International Workshop. 19 June 2012
Less than half a century ago, three Southern European countries still lived under right-wing dictatorial rule. Spain, Portugal and Greece were the last European countries outside the Soviet orbit to emerge from the shadows of dictatorships and join the democratic nexus of Western Europe. Although their dictatorial regimes varied considerably in terms of implementation, duration, nature and practice, they did nonetheless share a number of common characteristics. These included sharp social divisions and relative economic underdevelopment, as well as the contemporaneousness of their demise and a democratisation process within a relatively short amount of time.
While a burgeoning corpus of scholarly literature devoted mainly to various domestic facets of those regimes has emerged over the years – focusing especially on their establishment, collapse and subsequent transition to democracy – the ramifications of the international environment in which those dictatorships functioned have not been adequately explored, certainly not within a comparative context. Ironically, this lacuna may mask the regimes’ vulnerability to international circumstances and the influence of broader Cold War trends.

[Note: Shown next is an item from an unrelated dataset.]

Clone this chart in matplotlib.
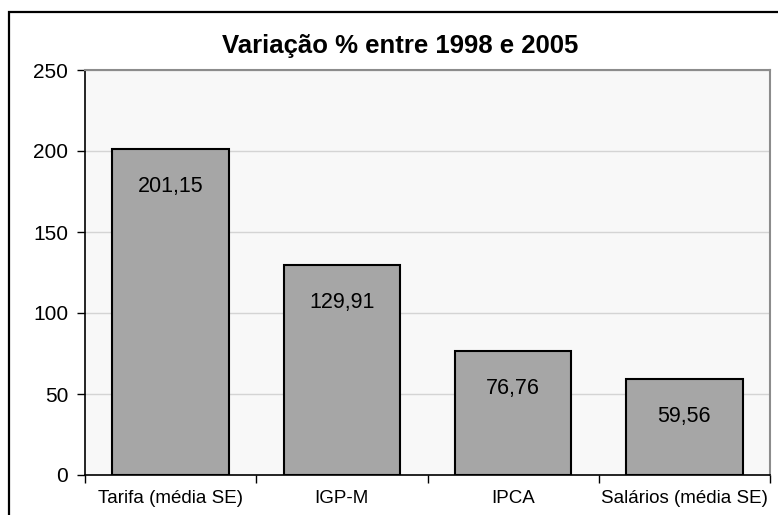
import matplotlib
matplotlib.use("Agg")
import matplotlib.pyplot as plt
from matplotlib.patches import Rectangle

plt.rcParams['font.family'] = ['Liberation Sans', 'DejaVu Sans']

categories = ["Tarifa (média SE)", "IGP-M", "IPCA", "Salários (média SE)"]
values = [201.15, 129.91, 76.76, 59.56]
labels = ["201,15", "129,91", "76,76", "59,56"]
yticks = [0, 50, 100, 150, 200, 250]

fig = plt.figure(figsize=(7.78, 5.15), dpi=100)
ax = fig.add_axes([85 / 778, 40 / 515, 685 / 778, 405 / 515])
ax.set_facecolor("#F8F8F8")

x = list(range(len(categories)))
bars = ax.bar(x, values, width=0.68, color="#A6A6A6", edgecolor="black", linewidth=1.5, zorder=3)

for xi, v, lab in zip(x, values, labels):
    ax.annotate(lab, (xi, v), xytext=(0, -27), textcoords="offset points",
                ha="center", va="center", fontsize=15.5, zorder=4)

ax.set_xlim(-0.5, len(categories) - 0.5)
ax.set_ylim(0, 250)
ax.set_yticks(yticks)
ax.set_yticklabels([str(t) for t in yticks], fontsize=15)
ax.grid(axis="y", color="#D4D4D4", linewidth=1, zorder=0)

ax.set_xticks(x)
ax.set_xticklabels(categories, fontsize=13.5)
ax.tick_params(axis="x", which="major", length=0, pad=11)
ax.set_xticks([i - 0.5 for i in range(len(categories) + 1)], minor=True)
ax.tick_params(axis="x", which="minor", length=6, width=1, color="black")
ax.tick_params(axis="y", length=6, width=1, color="black", pad=6)

ax.spines["left"].set_color("black")
ax.spines["bottom"].set_color("black")
ax.spines["left"].set_linewidth(1.2)
ax.spines["bottom"].set_linewidth(1.2)
ax.spines["top"].set_color("#8C8C8C")
ax.spines["right"].set_color("#8C8C8C")
ax.spines["top"].set_linewidth(1.5)
ax.spines["right"].set_linewidth(1.5)

fig.text(400 / 778, 1 - 46 / 515, "Variação % entre 1998 e 2005", ha="center", va="center",
         fontsize=18.5, fontweight="bold")

# outer chart frame (right and bottom edges fall outside the picture)
fig.patches.append(Rectangle((9 / 778, -0.1), 1.0, 1 - 12 / 515 + 0.1, transform=fig.transFigure,
                             fill=False, edgecolor="black", linewidth=1.6))

fig.savefig("out.png", dpi=100)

Internationally, the critical period of the late 1960s and early 1970s was marked by a widespread pursuit of new approaches to old conflicts. The two superpowers USA and Soviet Union sought to bring relief to decades of escalating tension through détente – an array of negotiations and treaties recognising each other’s ‘interests’. Initiatives such as the Strategic Arms Limitation Treaty (SALT), the Mutual and Balanced Force Reductions talks (MBFR) and the Conference on Security and Cooperation in Europe (CSCE) raised hopes for a more peaceful future. In turn, the collapse of the Bretton Woods monetary system in 1971 and the oil price shock of 1973 ushered the end of almost thirtyyears of Western European economic prosperity. Simultaneously, the rise of mass media facilitated an outburst of protest movements against local and global manifestations of capitalism, imperialism and colonialism.

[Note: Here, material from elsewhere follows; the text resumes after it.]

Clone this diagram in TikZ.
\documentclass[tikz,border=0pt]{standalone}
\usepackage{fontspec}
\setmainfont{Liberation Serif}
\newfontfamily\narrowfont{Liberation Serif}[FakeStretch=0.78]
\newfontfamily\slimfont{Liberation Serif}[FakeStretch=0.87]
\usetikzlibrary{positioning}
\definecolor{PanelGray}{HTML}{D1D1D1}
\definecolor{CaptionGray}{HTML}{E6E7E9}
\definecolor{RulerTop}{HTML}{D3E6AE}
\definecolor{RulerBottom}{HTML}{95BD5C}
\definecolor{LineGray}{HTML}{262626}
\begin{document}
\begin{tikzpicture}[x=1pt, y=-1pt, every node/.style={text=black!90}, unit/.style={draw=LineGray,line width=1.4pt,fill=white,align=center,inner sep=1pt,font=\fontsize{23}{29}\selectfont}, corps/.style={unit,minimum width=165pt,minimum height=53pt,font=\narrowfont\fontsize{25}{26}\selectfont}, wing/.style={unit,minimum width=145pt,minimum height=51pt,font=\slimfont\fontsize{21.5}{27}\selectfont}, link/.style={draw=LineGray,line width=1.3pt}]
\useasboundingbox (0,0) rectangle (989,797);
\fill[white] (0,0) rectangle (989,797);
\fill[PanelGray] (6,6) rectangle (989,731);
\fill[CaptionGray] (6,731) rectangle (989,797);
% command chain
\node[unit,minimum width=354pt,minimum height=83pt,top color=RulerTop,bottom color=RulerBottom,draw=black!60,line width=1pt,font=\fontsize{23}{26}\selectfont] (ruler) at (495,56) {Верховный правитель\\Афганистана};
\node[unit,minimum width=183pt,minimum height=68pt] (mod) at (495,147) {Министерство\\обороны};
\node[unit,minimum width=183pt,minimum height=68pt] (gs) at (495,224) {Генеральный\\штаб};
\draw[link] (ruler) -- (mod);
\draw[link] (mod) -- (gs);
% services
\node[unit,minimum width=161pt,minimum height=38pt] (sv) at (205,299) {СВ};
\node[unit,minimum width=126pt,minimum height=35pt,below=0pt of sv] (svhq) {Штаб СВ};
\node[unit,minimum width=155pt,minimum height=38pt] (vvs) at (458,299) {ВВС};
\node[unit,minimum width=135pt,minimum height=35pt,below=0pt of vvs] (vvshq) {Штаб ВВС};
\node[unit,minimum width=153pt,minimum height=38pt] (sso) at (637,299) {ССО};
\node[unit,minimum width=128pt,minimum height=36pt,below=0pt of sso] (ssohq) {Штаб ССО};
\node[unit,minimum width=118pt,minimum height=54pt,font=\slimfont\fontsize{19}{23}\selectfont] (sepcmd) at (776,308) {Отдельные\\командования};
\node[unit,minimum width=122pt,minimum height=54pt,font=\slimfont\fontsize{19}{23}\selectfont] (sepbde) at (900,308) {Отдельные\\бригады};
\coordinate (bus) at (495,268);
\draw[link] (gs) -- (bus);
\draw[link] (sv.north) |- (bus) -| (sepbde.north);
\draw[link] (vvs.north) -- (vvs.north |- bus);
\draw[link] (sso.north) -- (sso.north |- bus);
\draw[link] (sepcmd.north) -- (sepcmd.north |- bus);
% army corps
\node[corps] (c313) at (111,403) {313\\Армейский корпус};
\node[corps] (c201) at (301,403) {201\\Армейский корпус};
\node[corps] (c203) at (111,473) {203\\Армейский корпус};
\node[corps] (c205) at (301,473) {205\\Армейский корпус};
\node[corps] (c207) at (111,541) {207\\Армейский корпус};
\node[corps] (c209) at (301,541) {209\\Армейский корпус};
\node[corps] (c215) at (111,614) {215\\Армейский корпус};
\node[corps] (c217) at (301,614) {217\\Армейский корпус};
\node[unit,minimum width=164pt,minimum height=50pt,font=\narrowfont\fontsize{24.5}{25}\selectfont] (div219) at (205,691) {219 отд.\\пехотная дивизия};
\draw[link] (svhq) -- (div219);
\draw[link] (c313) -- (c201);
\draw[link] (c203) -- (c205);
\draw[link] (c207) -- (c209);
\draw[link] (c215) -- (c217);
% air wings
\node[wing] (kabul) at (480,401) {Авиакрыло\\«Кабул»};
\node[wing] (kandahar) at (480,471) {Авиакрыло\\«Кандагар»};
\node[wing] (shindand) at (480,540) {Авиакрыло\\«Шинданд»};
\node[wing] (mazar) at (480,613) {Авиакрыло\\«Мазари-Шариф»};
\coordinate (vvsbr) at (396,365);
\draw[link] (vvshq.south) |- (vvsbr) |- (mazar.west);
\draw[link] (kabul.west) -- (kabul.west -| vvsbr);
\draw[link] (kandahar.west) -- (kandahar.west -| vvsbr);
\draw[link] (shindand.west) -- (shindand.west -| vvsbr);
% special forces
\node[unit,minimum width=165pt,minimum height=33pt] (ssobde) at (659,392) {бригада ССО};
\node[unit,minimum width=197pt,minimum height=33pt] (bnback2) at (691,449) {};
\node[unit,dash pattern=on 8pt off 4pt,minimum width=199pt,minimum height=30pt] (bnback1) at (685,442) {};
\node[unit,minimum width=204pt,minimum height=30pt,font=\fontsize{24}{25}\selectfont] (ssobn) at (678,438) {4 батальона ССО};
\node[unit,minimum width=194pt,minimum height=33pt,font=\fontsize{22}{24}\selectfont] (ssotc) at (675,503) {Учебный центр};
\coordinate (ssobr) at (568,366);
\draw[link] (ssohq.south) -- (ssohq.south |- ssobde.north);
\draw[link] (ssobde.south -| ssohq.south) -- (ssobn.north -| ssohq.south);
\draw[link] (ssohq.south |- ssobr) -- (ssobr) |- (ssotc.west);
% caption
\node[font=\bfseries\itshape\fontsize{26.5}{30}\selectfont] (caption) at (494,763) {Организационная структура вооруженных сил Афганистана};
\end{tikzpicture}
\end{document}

The aim of this workshop is to examine whether and to what extent the three southern European right-wing dictatorships were exposed to these strong international currents, including political, economic and cultural effects emanating from powerful actors, most notably within the Western sphere of influence. The workshop will also look beyond traditional governmental agents into the resistance movements and social protest in order to broaden our understanding of the dynamics of this period. The discussion will thus address the existing scholarly dearth by exploring the linkages between international factors and domestic developments, taking advantage of the increasing availability of archival sources from within and outside the region.